Но не стоит, конечно, делать поспешных выводов и считать меня монстром на основании того, что я желала смерти бонне. Детям это свойственно – желать смерти кому-то из ближних и рыдать, заливаясь слезами, над судьбой малютки Оливера Твиста. Со временем плохое проходит, а хорошее остается, правда, бывает и наоборот. Да и бонны бывают разные – кому-то попадается Мэри Поппинс, а кому-то и вовсе фрекен Бок. Эту самую фрекен, впоследствии, я и озвучила в известном мультипликационном фильме!
А росла я необычайно впечатлительной девочкой. Так, однажды в детстве я увидела «цветной» фильм, сцену из «Ромео и Джульетты». В те времена цветных фильмов, в современном понимании этого значения, конечно, не было, скорее всего, это была раскрашенная вручную пленка. Но никто и представить себе не мог восторг двенадцатилетней мечтательницы, наблюдающей за тем, как по приставной лестнице на балкон взбирается юноша неописуемой красоты, а на балконе появляется столь же неописуемо красивая девушка. Молодые люди падают друг другу в объятия, целуются… От восхищения я разрыдалась – столь сильным было это потрясение.
Вернувшись домой, я кинулась к своему богатству – копилке в виде фарфоровой свиньи, набитой мелкими деньгами.

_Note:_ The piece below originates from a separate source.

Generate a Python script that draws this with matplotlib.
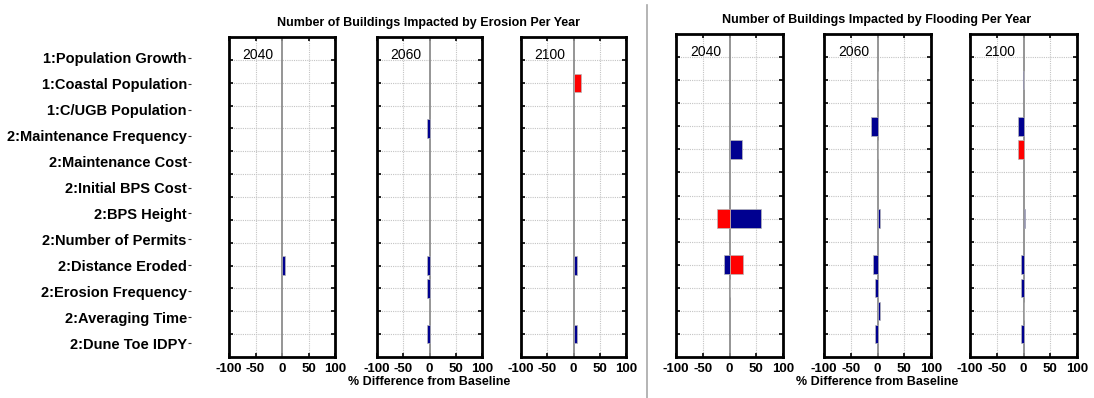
import numpy as np
import matplotlib
matplotlib.use("Agg")
import matplotlib.pyplot as plt
from matplotlib.lines import Line2D

plt.rcParams['font.family'] = ['Liberation Sans', 'DejaVu Sans']

# ---------------- data ----------------
categories = ["1:Population Growth", "1:Coastal Population", "1:C/UGB Population",
              "2:Maintenance Frequency", "2:Maintenance Cost", "2:Initial BPS Cost",
              "2:BPS Height", "2:Number of Permits", "2:Distance Eroded",
              "2:Erosion Frequency", "2:Averaging Time", "2:Dune Toe IDPY"]
years = ["2040", "2060", "2100"]
row_count = 13  # number of bar rows drawn in each panel

erosion_2040_blue = [0, 0, 0, 0, 0, 0, 0, 0, 0, 6, 0, 0, 0]
erosion_2040_red = [0, 0, 0, 0, 0, 0, 0, 0, 0, 0, 0, 0, 0]
erosion_2060_blue = [0, 0, 0, -4.5, 0, 0, 0, 0, 0, -4.5, -4.5, 0, -4.5]
erosion_2060_red = [0, 0, 0, 0, 0, 0, 0, 0, 0, 0, 0, 0, 0]
erosion_2100_blue = [0, 0, 0, 0, 0, 0, 0, 0, 0, 7, 0, 0, 7]
erosion_2100_red = [0, 14, 0, 0, 0, 0, 0, 0, 0, 0, 0, 0, 0]

flood_2040_blue = [0, 0, 0, 0, 23, 0, 0, 58, 0, -11, 0.8, 0, 0]
flood_2040_red = [0, 0, 0, 0, 0, 0, 0, -24, 0, 25, 0, 0, 0]
flood_2060_blue = [0, 0.5, 0, -12, 0.5, 0, 0, 4, 0, -7.5, -5.5, 5.5, -5.5]
flood_2060_red = [0, 0, 0, 0, 0, 0, 0, 0, 0, 0, 0, 0, 0]
flood_2100_blue = [0, -1.5, 0, -10.5, 0, 0, 0, 2.5, 0, -5.5, -5, 0.5, -5.5]
flood_2100_red = [0, 1, 0, 0, -9.5, 0, 0, 0, 0, 0, 0, 0, 0]

erosion_blue = [erosion_2040_blue, erosion_2060_blue, erosion_2100_blue]
erosion_red = [erosion_2040_red, erosion_2060_red, erosion_2100_red]
flood_blue = [flood_2040_blue, flood_2060_blue, flood_2100_blue]
flood_red = [flood_2040_red, flood_2060_red, flood_2100_red]

xticks = [-100, -50, 0, 50, 100]
titles = ["Number of Buildings Impacted by Erosion Per Year",
          "Number of Buildings Impacted by Flooding Per Year"]
xlabel = "% Difference from Baseline"

# ---------------- layout ----------------
W, H = 1094, 398
fig = plt.figure(figsize=(W / 100, H / 100), dpi=100)

BLUE = "#000090"
RED = "#ff0000"


def fpos(x0, x1, ytop, ybot):
    return [x0 / W, 1 - ybot / H, (x1 - x0) / W, (ybot - ytop) / H]


left_x = [(229, 335), (377, 482), (521, 626)]
right_x = [(676, 783), (824, 931), (970, 1077)]


def draw_panel(rect, blue, red, year, xlab=None):
    ax = fig.add_axes(rect)
    y = np.arange(1, row_count + 1)
    b = np.array(blue, dtype=float)
    r = np.array(red, dtype=float)
    mb = b != 0
    mr = r != 0
    ax.barh(y[mb], b[mb], height=0.8, color=BLUE, edgecolor="#b8b8b8", linewidth=0.5, zorder=3)
    ax.barh(y[mr], r[mr], height=0.8, color=RED, edgecolor="#b8b8b8", linewidth=0.5, zorder=3)
    ax.set_xlim(-100, 100)
    ax.set_ylim(row_count + 1, 0)
    ax.set_xticks(xticks)
    ax.set_xticklabels([str(t) for t in xticks], fontsize=9.5, fontweight="bold")
    ax.set_yticks(y)
    ax.set_yticklabels([])
    for gx in [-50, 50]:
        ax.axvline(gx, color="#c4c4c4", lw=0.8, ls=(0, (1, 1)), zorder=1)
    for gy in y:
        ax.axhline(gy, color="#c4c4c4", lw=0.8, ls=(0, (1, 1)), zorder=1)
    ax.axvline(0, color="#8c8c8c", lw=1.3, zorder=2)
    ax.tick_params(direction="in", length=3, width=1.2, top=True, right=True,
                   bottom=True, left=True, pad=4)
    for s in ax.spines.values():
        s.set_linewidth(2)
    ax.text(-45, 0.8, year, ha="center", va="center", fontsize=10)
    if xlab:
        ax.set_xlabel(xlab, fontsize=9, fontweight="bold", labelpad=1)
    return ax


for i, (x0, x1) in enumerate(left_x):
    draw_panel(fpos(x0, x1, 37, 357), erosion_blue[i], erosion_red[i], years[i],
               xlabel if i == 1 else None)
for i, (x0, x1) in enumerate(right_x):
    draw_panel(fpos(x0, x1, 34, 357), flood_blue[i], flood_red[i], years[i],
               xlabel if i == 1 else None)

# titles
fig.text(428.5 / W, 1 - 23 / H, titles[0], ha="center", va="center", fontsize=9, fontweight="bold")
fig.text(877 / W, 1 - 20 / H, titles[1], ha="center", va="center", fontsize=9, fontweight="bold")

# category label axis
lab = fig.add_axes(fpos(191, 192, 45, 356))
lab.set_ylim(len(categories) + 0.5, 0.5)
lab.set_yticks(np.arange(1, len(categories) + 1))
lab.set_yticklabels(categories, fontsize=10.5, fontweight="bold")
lab.set_xticks([])
lab.tick_params(axis="y", direction="out", length=2, width=0.8, pad=1, colors="#333333",
                labelcolor="black")
for s in lab.spines.values():
    s.set_visible(False)
lab.patch.set_alpha(0)

# separator line
fig.add_artist(Line2D([647 / W, 647 / W], [0, 1 - 5 / H], transform=fig.transFigure,
                      color="#a8a8a8", lw=1.2))

fig.savefig("out.png", dpi=100)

Опьянев от встречи с искусством, дрожащими руками схватила копилку и без сожаления швырнула ее себе под ноги, на пол! Все деньги, которые оказались в копилке, я отдала соседским детям, после чего всю ночь не могла уснуть. Не от проснувшейся позже жадности, нет – от радости и волнения.
В Таганроге было множество меломанов. Все друзья и знакомые попеременно собирались друг у друга, чтобы играть квартеты великих композиторов. Однажды для выступления в специальный концертный зал пригласили самого Скрябина! И мне довелось при этом присутствовать. В тот вечер у рояля стояла большая лира из цветов, и я углядела, что Скрябин, выйдя к инструменту, улыбнулся цветам. Лицо его было совершенно обычным, можно даже сказать – заурядным, пока он не стал играть. И вот тогда-то я услышала и увидела перед собой гения. Наверное, именно этот концерт навсегда втянул мою душу в музыку, которая стала страстью на всю жизнь.